Anspruch und Wahrhaftigkeit
21.12.21 (Jürgen Oberschmidt) -
Es war einmal im Jahre 1897, als der Komponist und Volksliedforscher Franz Magnus Böhme in seiner zweibändigen Sammlung „Deutsches Kinderlied und Kinderspiel“ das Ergebnis seiner Sammelleidenschaft nüchtern zusammenzufassen wusste: „Von der Musik der Volks-Kinderlieder darf man sich freilich keine hohe Vorstellung machen. Der wahre Kindergesang ist im Ton und Takt höchst einfach.
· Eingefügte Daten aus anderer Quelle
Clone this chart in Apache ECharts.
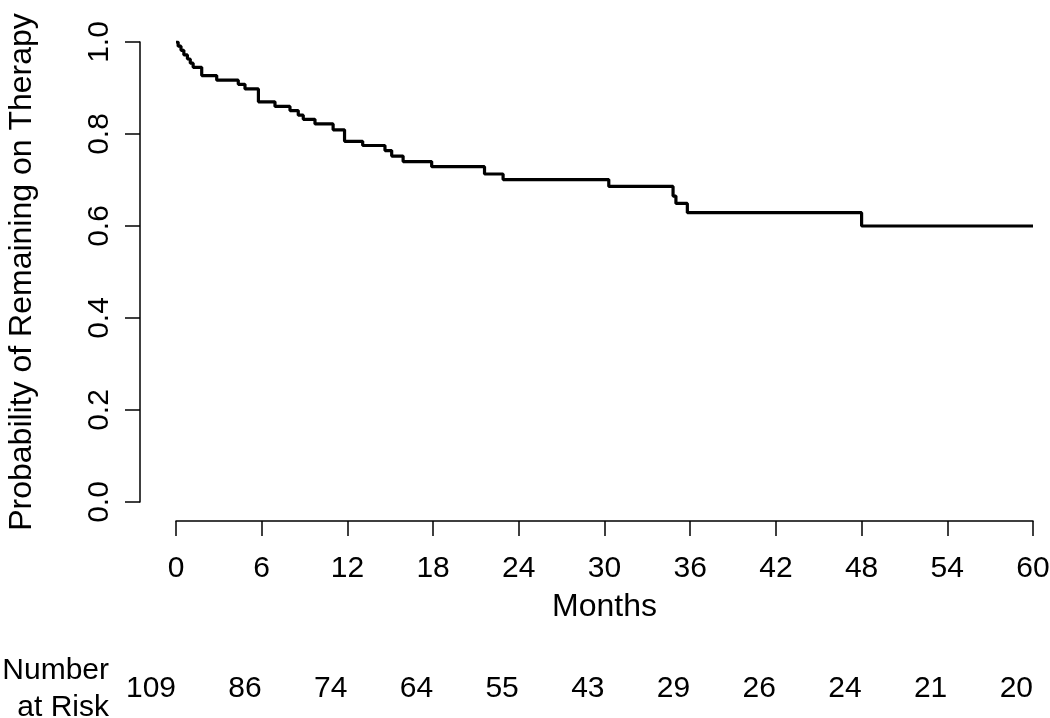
<!DOCTYPE html>
<html>
<head>
<meta charset="utf-8">
<script src="https://cdn.jsdelivr.net/npm/echarts@6/dist/echarts.min.js"></script>
<style>
html,body{margin:0;padding:0;background:#fff;}
#chart{width:1050px;height:718px;}
</style>
</head>
<body>
<div id="chart"></div>
<script>
// Kaplan-Meier step points (months, probability)
const months = [0, 0.15, 0.35, 0.55, 0.8, 1.0, 1.2, 1.8, 2.85, 4.36, 4.83, 5.77, 6.93, 7.98, 8.56, 8.91, 9.73, 11.0, 11.8, 13.07, 14.63, 15.1, 15.9, 17.9, 21.6, 22.9, 30.3, 34.8, 35.0, 35.8, 48.0, 60];
const survival = [1.0, 0.991, 0.982, 0.972, 0.963, 0.954, 0.945, 0.927, 0.917, 0.908, 0.898, 0.870, 0.860, 0.851, 0.841, 0.832, 0.822, 0.809, 0.784, 0.775, 0.764, 0.752, 0.740, 0.729, 0.713, 0.701, 0.686, 0.665, 0.649, 0.629, 0.600, 0.600];
// Number at risk at each x tick
const riskTicks = [0, 6, 12, 18, 24, 30, 36, 42, 48, 54, 60];
const atRisk = [109, 86, 74, 64, 55, 43, 29, 26, 24, 21, 20];
const yTicks = [0, 0.2, 0.4, 0.6, 0.8, 1.0];

const FONT = "'Liberation Sans', Arial, sans-serif";
const chart = echarts.init(document.getElementById('chart'), null, {renderer: 'canvas'});
const lineData = months.map((m, i) => [m, survival[i]]);

chart.setOption({
  animation: false,
  backgroundColor: '#fff',
  grid: {left: 176, right: 17, top: 42, bottom: 216, containLabel: false, outerBoundsMode: 'none'},
  xAxis: [{
    type: 'value', min: 0, max: 60, interval: 6, offset: 19,
    axisLine: {show: true, onZero: false, lineStyle: {color: '#000', width: 1.5}},
    axisTick: {show: true, length: 15, lineStyle: {color: '#000', width: 1.5}},
    axisLabel: {color: '#000', fontSize: 30, fontFamily: FONT, margin: 33},
    splitLine: {show: false},
    name: 'Months', nameLocation: 'middle', nameGap: 70,
    nameTextStyle: {color: '#000', fontSize: 32, fontFamily: FONT}
  }, {
    type: 'value', min: 0, max: 60, interval: 6, offset: 187, position: 'bottom',
    axisLine: {show: false, onZero: false}, axisTick: {show: false}, splitLine: {show: false},
    axisLabel: {
      color: '#000', fontSize: 30, fontFamily: FONT, margin: 0,
      align: 'right', verticalAlign: 'middle',
      showMinLabel: true, showMaxLabel: true,
      formatter: v => { const i = riskTicks.indexOf(v); return i >= 0 ? String(atRisk[i]) : ''; }
    },
    name: 'Number\nat Risk', nameLocation: 'start', nameGap: 67,
    nameTextStyle: {color: '#000', fontSize: 30, fontFamily: FONT, lineHeight: 37, align: 'right', verticalAlign: 'middle'}
  }],
  yAxis: {
    type: 'value', min: 0, max: 1, interval: 0.2, offset: 36,
    axisLine: {show: true, onZero: false, lineStyle: {color: '#000', width: 1.5}},
    axisTick: {show: true, length: 15, lineStyle: {color: '#000', width: 1.5}},
    axisLabel: {color: '#000', fontSize: 30, fontFamily: FONT, margin: 25, rotate: 90,
      formatter: v => v.toFixed(1)},
    splitLine: {show: false},
    name: 'Probability of Remaining on Therapy', nameLocation: 'middle', nameGap: 102,
    nameTextStyle: {color: '#000', fontSize: 32, fontFamily: FONT}
  },
  series: [{
    type: 'line', xAxisIndex: 0, step: 'end', data: lineData,
    symbol: 'none', lineStyle: {color: '#000', width: 3.2}
  }]
});
</script>
</body>
</html>
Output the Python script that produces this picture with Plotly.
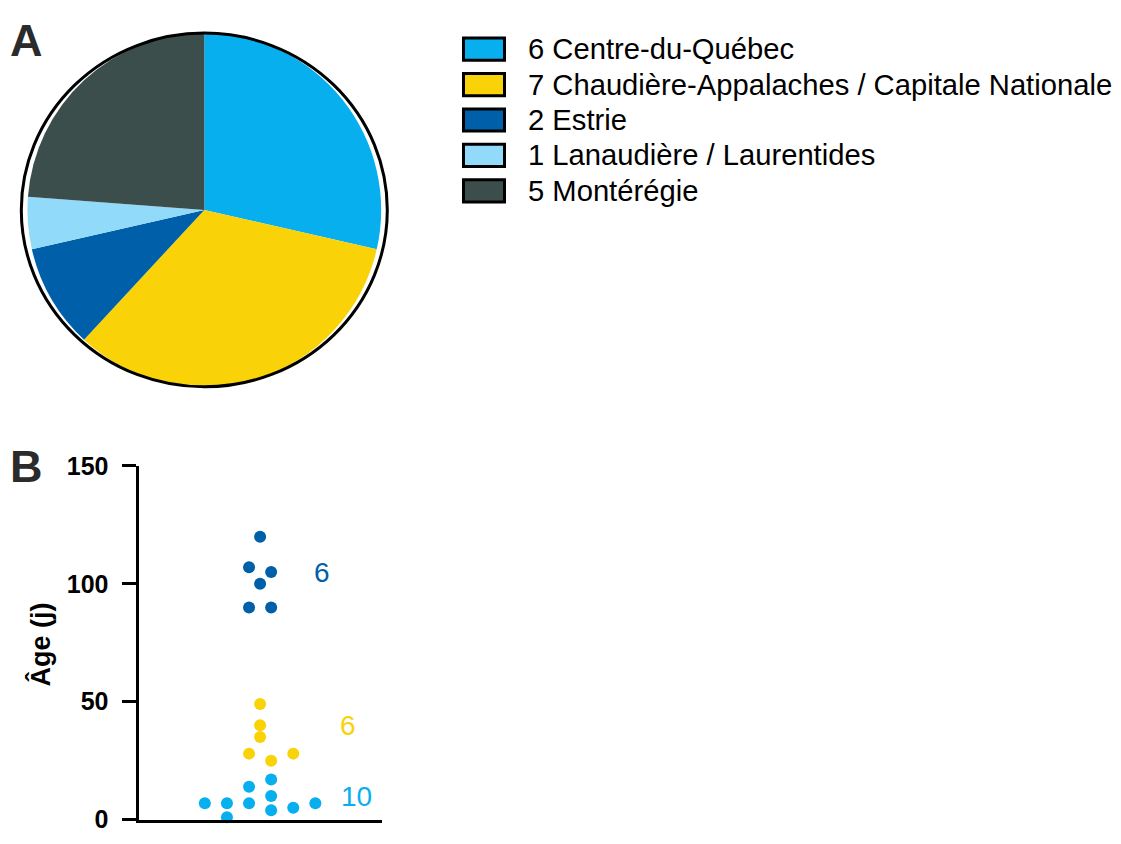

Alle Kindermelodien haben in allen Gegenden Deutschlands und so in anderen Ländern eine stereotype Form. Der Kindergesang […] kennt eigentlich nur eine einzige Melodie. Diese geht aus Dur, hat zwei Zweivierteltakte und ist die beständige Wiederholung von zwei Takten.“ Wie weit entfernt ist diese Situationsbeschreibung vom Kinderlieder-Maxi-Mix unserer Tage, der uns täglich davon erzählt, welche erstaunlichen Klangfarben das Singen annehmen kann und uns immer wieder dazu ermuntert, den einfachen und wesentlichen Lebensäußerungen den nötigen Raum zu schenken. Seit dem Orpheus-Mythos hat das Singen die Philosophie und Literatur geprägt, warum sollte es sich nicht auch mit entsprechenden Mitteln am Niedergang des Abendlandes beteiligen wollen?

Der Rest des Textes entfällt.